I picked up a rock. A shell. An acorn. Pinecone. Dried flower. A piece of broken pottery. The biggest leaf I’d ever seen.

I placed them in different spots throughout my room, and remember the experiences each one represents when I look at them. I use these objects as talking pieces when I am in circle, their origin stories experiencing afterlives as I hold onto them to share my reflections and epiphanies in my communities. Every time I have moved back and forth between dorm rooms and where my family now lives, I bring this ever growing collection with me. It is a collection that invites my loved ones into my space and into conversation; they hold onto each object,* turning them over and often even adding to my collection. *they also make great fidgets

The more these objects have populated my room, the more my loved ones are excited to spend time in it. As my space has filled with my friends—in found objects or in person—it is becoming a home, in a way I have never felt home before. I cannot help but beam every time someone asks me the story behind a piece or simply finds it beautiful (e.g. I love talking about the pumpkin stem I still have from the first Sunday afternoon of many that my friend Bennett and I reserved for one another).

Recently, one of my favorite people echoed back to me that she views each of my little objects—as I clutched a rock in my hand—as extensions of my existence, and that she now sees me everywhere.

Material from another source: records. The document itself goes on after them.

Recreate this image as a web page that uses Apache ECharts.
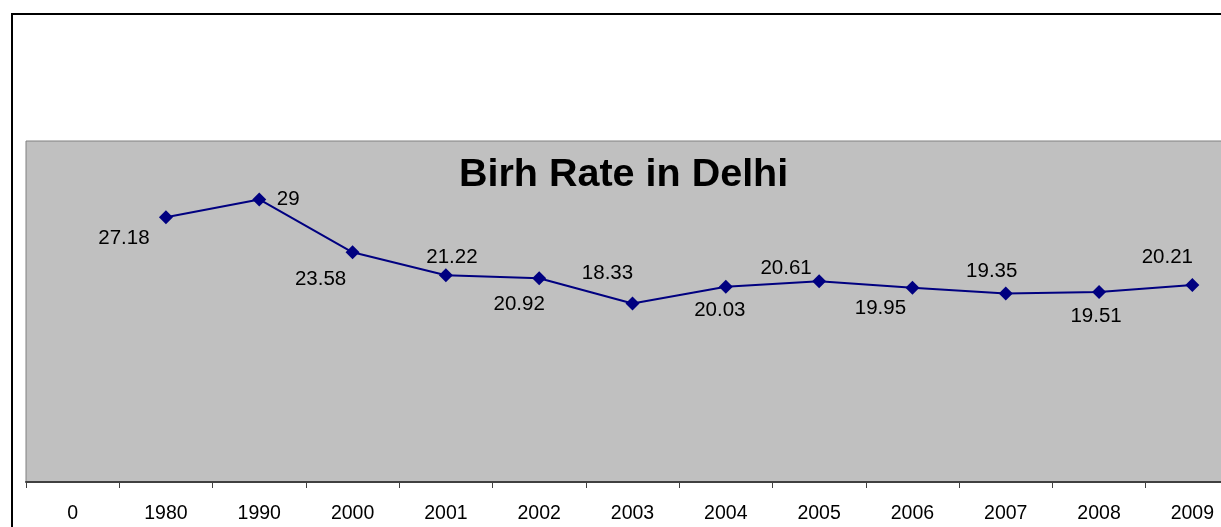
<!DOCTYPE html>
<html>
<head>
<meta charset="utf-8">
<title>Birh Rate in Delhi</title>
<script src="https://cdn.jsdelivr.net/npm/echarts@6/dist/echarts.min.js"></script>
<style>
  html, body { margin: 0; padding: 0; background: #fff; overflow: hidden; }
  #main { width: 1221px; height: 527px; }
</style>
</head>
<body>
<div id="main"></div>
<script>
// chart data
const years = ['0', '1980', '1990', '2000', '2001', '2002', '2003', '2004', '2005', '2006', '2007', '2008', '2009'];
const birthRate = [null, 27.18, 29, 23.58, 21.22, 20.92, 18.33, 20.03, 20.61, 19.95, 19.35, 19.51, 20.21];

// where each value label sits around its marker (hand placed in the original)
const labelShift = [
  [0, 0], [-42, 21], [29, 0], [-32, 27], [6, -18], [-20, 26], [-25, -30],
  [-6, 23], [-33, -13], [-32, 21], [-14, -22], [-3, 24], [-25, -28]
];

const font = 'Liberation Sans, Arial, sans-serif';

let chart = echarts.init(document.getElementById('main'));

let option = {
  backgroundColor: '#fff',
  animation: false,
  title: {
    text: 'Birh Rate in Delhi',
    left: 459,
    top: 155,
    padding: 0,
    textStyle: { fontFamily: font, fontSize: 39.5, fontWeight: 'bold', color: '#000' }
  },
  graphic: [
    {
      type: 'rect',
      left: 11, top: 13, z: -1,
      shape: { width: 1400, height: 700 },
      style: { fill: 'transparent', stroke: '#000', lineWidth: 2 }
    }
  ],
  grid: {
    left: 26,
    top: 141,
    width: 1213,
    height: 341,
    outerBoundsMode: 'none',
    show: true,
    backgroundColor: '#c0c0c0',
    borderColor: '#808080',
    borderWidth: 1
  },
  xAxis: {
    type: 'category',
    data: years,
    boundaryGap: true,
    axisLine: { lineStyle: { color: '#404040', width: 2 } },
    axisTick: { show: true, length: 6, lineStyle: { color: '#404040', width: 1 } },
    axisLabel: { color: '#000', fontFamily: font, fontSize: 19.5, margin: 22, interval: 0 },
    splitLine: { show: false }
  },
  yAxis: {
    type: 'value',
    min: 0,
    max: 35,
    show: false
  },
  series: [
    {
      name: 'Birth Rate',
      type: 'line',
      data: birthRate.map((v, i) => ({
        value: v,
        label: { offset: labelShift[i] }
      })),
      connectNulls: false,
      symbol: 'diamond',
      symbolSize: 14,
      itemStyle: { color: '#000080' },
      lineStyle: { color: '#000080', width: 2 },
      label: {
        show: true,
        position: 'inside',
        color: '#000',
        fontFamily: font,
        fontSize: 20.5,
        formatter: p => p.value
      }
    }
  ]
};

chart.setOption(option);
</script>
</body>
</html>
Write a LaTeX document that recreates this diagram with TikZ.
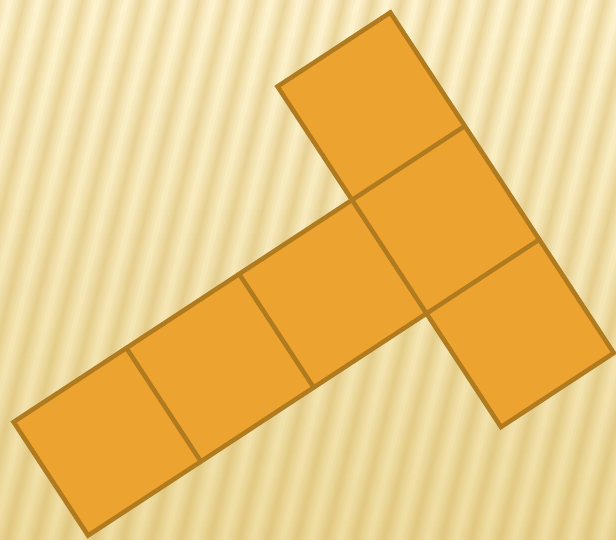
\documentclass[tikz,border=0pt]{standalone}
\definecolor{sqfill}{RGB}{237,163,47}
\definecolor{sqline}{RGB}{176,122,30}
\definecolor{bgtop}{RGB}{253,242,205}
\definecolor{bgmid}{RGB}{250,236,192}
\definecolor{bgbot}{RGB}{238,220,160}
\definecolor{stripecol}{RGB}{210,172,82}
\tikzset{
  stripeline/.style={stripecol, opacity=0.085},
  netface/.style={fill=sqfill, draw=sqline, line width=4.5pt, line join=miter},
  netedge/.style={draw=sqline, line width=4.5pt, line cap=round}
}
\begin{document}
\begin{tikzpicture}[x=1pt,y=1pt]
\useasboundingbox (0,0) rectangle (616,539);
\shade[top color=bgtop, middle color=bgmid, bottom color=bgbot] (0,0) rectangle (616,539);
\begin{scope}
  \clip (0,0) rectangle (616,539);
  \foreach \x in {-168,-139,...,650} {
    \foreach \w in {22,16,11,7,3} {
      \draw[stripeline, line width=\w pt] (\x,-5) -- ++(136,549);
    }
  }
\end{scope}
\begin{scope}[shift={(0,539)}, yscale=-1]
  \foreach \i in {0,...,4} {
    \foreach \j in {0,...,3} {
      \coordinate (p\i\j) at ({352+(\i-3)*112.8+(\j-1)*74.5},{200-(\i-3)*74+(\j-1)*113.5});
    }
  }
  \path[netface] (p01) -- (p31) -- (p30) -- (p40) -- (p43) -- (p33) -- (p32) -- (p02) -- cycle;
  \draw[netedge] (p11) -- (p12);
  \draw[netedge] (p21) -- (p22);
  \draw[netedge] (p31) -- (p32);
  \draw[netedge] (p31) -- (p41);
  \draw[netedge] (p32) -- (p42);
\end{scope}
\end{tikzpicture}
\end{document}
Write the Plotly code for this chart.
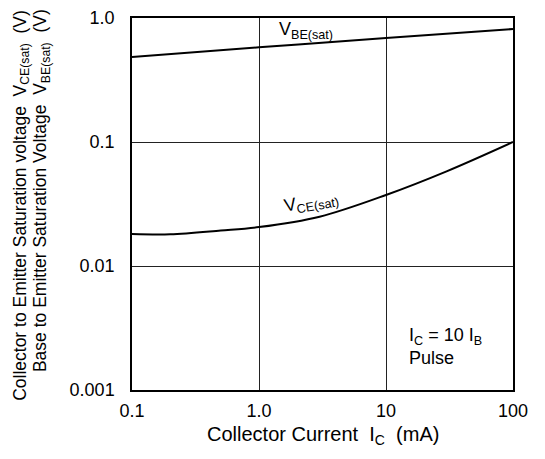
import plotly.graph_objects as go

ic_vbe = [0.1, 1.0, 10, 100]
vbe = [0.485, 0.58, 0.69, 0.815]

ic_vce = [0.1, 0.2, 0.5, 1.0, 3.0, 10, 30, 100]
vce = [0.0181, 0.0180, 0.0193, 0.0206, 0.0250, 0.0374, 0.0580, 0.100]

x_ticks = [0.1, 1, 10, 100]
x_labels = ["0.1", "1.0", "10", "100"]
y_ticks = [0.001, 0.01, 0.1, 1]
y_labels = ["0.001", "0.01", "0.1", "1.0"]

FONT = "Liberation Sans, Arial, sans-serif"
SP = "\u00a0"

fig = go.Figure()
fig.add_trace(go.Scatter(x=ic_vbe, y=vbe, mode="lines", line=dict(color="black", width=2, shape="spline"), showlegend=False))
fig.add_trace(go.Scatter(x=ic_vce, y=vce, mode="lines", line=dict(color="black", width=2, shape="spline", smoothing=1.0), showlegend=False))

fig.update_layout(
    width=545, height=459,
    margin=dict(l=132, r=32, t=18, b=69, autoexpand=False),
    paper_bgcolor="white", plot_bgcolor="white",
    font=dict(family=FONT, color="black"),
    xaxis=dict(type="log", range=[-1, 2], tickvals=x_ticks, ticktext=x_labels, automargin=False,
               showgrid=True, gridcolor="#222", gridwidth=1, showline=True, linecolor="black",
               linewidth=1.5, mirror=True, ticks="", tickfont=dict(size=18), zeroline=False,
               ticklabelstandoff=4),
    yaxis=dict(type="log", range=[-3, 0], tickvals=y_ticks, ticktext=y_labels, automargin=False,
               showgrid=True, gridcolor="#222", gridwidth=1, showline=True, linecolor="black",
               linewidth=1.5, mirror=True, ticks="", tickfont=dict(size=18), zeroline=False,
               ticklabelstandoff=12),
)

annos = [
    dict(text=f"Collector Current{SP}{SP}I<sub>C</sub>{SP}{SP}(mA)", x=0.5, y=-0.121, xref="paper", yref="paper",
         showarrow=False, font=dict(size=20), xanchor="center", yanchor="middle"),
    dict(text=f"Collector to Emitter Saturation voltage{SP}{SP}V<sub>CE(sat)</sub>{SP}{SP}(V)", x=-0.292, y=0.497,
         xref="paper", yref="paper", showarrow=False, textangle=-90, font=dict(size=17.5),
         xanchor="center", yanchor="middle"),
    dict(text=f"Base to Emitter Saturation Voltage{SP}{SP}V<sub>BE(sat)</sub>{SP}{SP}(V)", x=-0.236, y=0.535,
         xref="paper", yref="paper", showarrow=False, textangle=-90, font=dict(size=17.5),
         xanchor="center", yanchor="middle"),
    dict(text="V<sub>BE(sat)</sub>", x=0.457, y=0.966, xref="paper", yref="paper", showarrow=False,
         font=dict(size=18), xanchor="center", yanchor="middle"),
    dict(text=f"V<sub>CE(sat)</sub>", x=0.472, y=0.503, xref="paper", yref="paper", showarrow=False,
         font=dict(size=18), xanchor="center", yanchor="middle", textangle=-10),
    dict(text="I<sub>C</sub> = 10 I<sub>B</sub><br>Pulse", x=0.722, y=0.116, xref="paper", yref="paper",
         showarrow=False, font=dict(size=18), xanchor="left", yanchor="middle", align="left"),
]
fig.update_layout(annotations=annos)

fig.write_html("out.html", config={"displayModeBar": False},
               post_script="document.body.style.margin='0';document.body.style.overflow='hidden';")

By the river banks and their pebbles, in gargantuan acorns, and each time she goes to the beach.

I cried, sobbed even.


I suppose this is one of the most beautiful things about this simple practice of mine: as soon as I assign meaning and story to my otherwise-pointless little found object, it simply gathers more significance, nestled in a spiral of stories which have been told and those yet to happen. These objects are outstretched arms of all of the people and lives I am so grateful to know; they lie in webs of tangents I could never finish telling.

And it is such a joy for my relationship to these objects to be reciprocal. I do not just take away objects from my relationships. I get to pull and relive experiences—feel the presence of my dear friends—every time I see a shell just ungrown enough for my friend Ella to love, or an acorn with a cap that functions how my trans friends and I think boobs should. I get to laugh to myself, pause, remember, feel and create a home no matter where I might physically be. It is getting quite heavy, though, bringing bags of rocks everywhere I go. So let me place one in your hand, and tell you a story that just might have no end.